"Viva la Quinta Brigada" (listed as "Viva la Quince Brigada" in later recordings) is a Christy Moore song about the Irishmen who fought in the Spanish Civil War against Franco. The title was inspired by a Spanish song about the war, Ay Carmela, of which "Viva la Quinta Brigada" are the opening lyrics.

Moore wrote this song choosing to focus on the Irish socialist volunteers (who in later years became known as the Connolly Column) who were a small contingent within the 15th International Brigade.  The tune which he used was substantially similar to the version of Viva la Quince Brigada recorded by Pete Seeger and the Almanac Singers in the early 1940s.

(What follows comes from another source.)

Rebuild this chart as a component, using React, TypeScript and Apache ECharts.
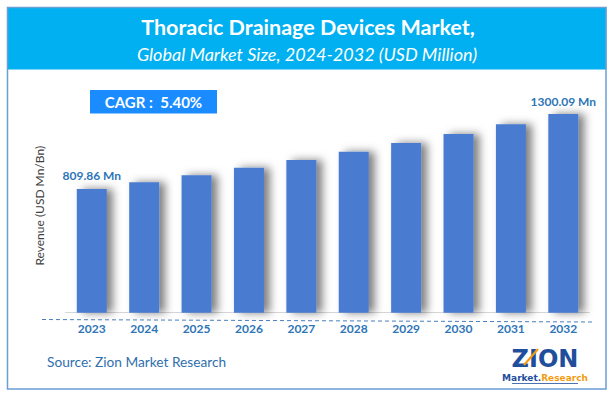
import React, { useEffect, useRef } from "react";
import * as echarts from "echarts";

const years = ["2023", "2024", "2025", "2026", "2027", "2028", "2029", "2030", "2031", "2032"];
const revenue = [809.86, 853.6, 899.7, 948.3, 999.5, 1053.4, 1110.3, 1170.2, 1233.4, 1300.09];
const labelledIndexes = [0, 9];
const titleText = "Thoracic Drainage Devices Market,";
const subtitleText = "Global Market Size, 2024-2032 (USD Million)";
const cagrText = "CAGR :  5.40%";
const sourceText = "Source: Zion Market Research";
const yAxisName = "Revenue (USD Mn/Bn)";

export default function App() {
  const ref = useRef<HTMLDivElement>(null);
  useEffect(() => {
    if (!ref.current) return;
    const chart = echarts.init(ref.current, null, { renderer: "svg" });
    const font = "Lato, 'Open Sans', sans-serif";
    chart.setOption({
      animation: false,
      backgroundColor: "#ffffff",
      grid: { left: 65.6, right: 24.5, top: 98.8, bottom: 85.3, containLabel: false },
      xAxis: {
        type: "category",
        data: years,
        axisLine: { show: true, lineStyle: { color: "#d6d6d6", width: 1 } },
        axisTick: { show: false },
        axisLabel: {
          color: "#2e75b6",
          fontWeight: "bold",
          fontSize: 12,
          fontFamily: font,
          margin: 10,
        },
      },
      yAxis: {
        type: "value",
        min: 0,
        max: 1400,
        show: true,
        axisLine: { show: false },
        axisTick: { show: false },
        axisLabel: { show: false },
        splitLine: { show: false },
        name: yAxisName,
        nameLocation: "middle",
        nameGap: 20,
        nameRotate: 90,
        nameTextStyle: { color: "#404040", fontSize: 12, fontFamily: font },
      },
      series: [
        {
          type: "bar",
          data: revenue.map((v, i) => ({
            value: v,
            label: {
              show: labelledIndexes.includes(i),
              position: "top",
              distance: 7,
              formatter: (p: any) => `${(p.value as number).toFixed(2)} Mn`,
              color: "#2e75b6",
              fontWeight: "bold",
              fontSize: 12,
              fontFamily: font,
            },
          })),
          barWidth: 30,
          itemStyle: {
            color: "#4a7bd1",
            shadowColor: "rgba(0,0,0,0.5)",
            shadowBlur: 8,
            shadowOffsetX: 6,
            shadowOffsetY: 0,
          },
        },
      ],
      graphic: [
        {
          type: "rect",
          shape: { x: 7.5, y: 7.5, width: 598.5, height: 381.5 },
          style: { fill: "none", stroke: "#6a9fd4", lineWidth: 1.5 },
          z: 10,
        },
        {
          type: "rect",
          shape: { x: 7, y: 7, width: 599.5, height: 62.5 },
          style: { fill: "#00b0f0" },
          z: 5,
        },
        {
          type: "text",
          x: 308,
          y: 27,
          style: {
            text: titleText,
            fill: "#ffffff",
            font: `bold 21.5px ${font}`,
            align: "center",
            verticalAlign: "middle",
          },
          z: 11,
        },
        {
          type: "text",
          x: 307,
          y: 54,
          style: {
            text: subtitleText,
            fill: "#ffffff",
            font: `italic 18px ${font}`,
            align: "center",
            verticalAlign: "middle",
          },
          z: 11,
        },
        {
          type: "rect",
          shape: { x: 90, y: 90, width: 127, height: 23.5 },
          style: { fill: "#1a8cff" },
          z: 5,
        },
        {
          type: "text",
          x: 153.5,
          y: 102,
          style: {
            text: cagrText,
            fill: "#ffffff",
            font: `bold 15px ${font}`,
            align: "center",
            verticalAlign: "middle",
          },
          z: 11,
        },
        {
          type: "line",
          shape: { x1: 42, y1: 319.5, x2: 592, y2: 322 },
          style: { stroke: "#4a7ebb", lineWidth: 1, lineDash: [4, 3] },
          z: 5,
        },
        {
          type: "text",
          x: 47,
          y: 361,
          style: {
            text: sourceText,
            fill: "#2f6fad",
            font: `13.7px ${font}`,
            align: "left",
            verticalAlign: "middle",
          },
          z: 11,
        },
        {
          type: "group",
          x: 512,
          y: 345,
          children: [
            {
              type: "text",
              x: 33,
              y: 14,
              style: {
                text: "ZION",
                fill: "#1f4e9c",
                font: `900 24px 'DejaVu Sans', sans-serif`,
                align: "center",
                verticalAlign: "middle",
              },
            },
            {
              type: "line",
              shape: { x1: 12, y1: 20, x2: 26, y2: 4 },
              style: { stroke: "#f39c12", lineWidth: 2 },
            },
            {
              type: "text",
              x: 33,
              y: 33,
              style: {
                rich: {
                  m: { fill: "#1f4e9c", font: `bold 9px 'DejaVu Sans', sans-serif` },
                  r: { fill: "#f39c12", font: `bold 9px 'DejaVu Sans', sans-serif` },
                },
                text: "{m|Market.}{r|Research}",
                align: "center",
                verticalAlign: "middle",
              },
            },
            {
              type: "line",
              shape: { x1: 0, y1: 38.5, x2: 66, y2: 38.5 },
              style: { stroke: "#1f4e9c", lineWidth: 0.8 },
            },
          ],
          z: 11,
        },
      ],
    });
    return () => chart.dispose();
  }, []);
  return (
    <div
      ref={ref}
      style={{ position: "fixed", left: 0, top: 0, width: 614, height: 398, background: "#fff" }}
    />
  );
}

The song was inspired by Spanish Civil War veteran Michael O'Riordan's 1979 book Connolly Column.

Moore said: "Without Michael O'Riordan I'd never have been able to write Viva la Quince Brigada. I must have performed the song over a thousand times and every single time I sing it I think of Mick and wonder how can I ever thank him enough. In Spain in 1983 I was reading his book, Connolly Column – the story of the Irishmen who fought for the Spanish Republic, and I began this song as I read on. The song was lifted entirely from his book.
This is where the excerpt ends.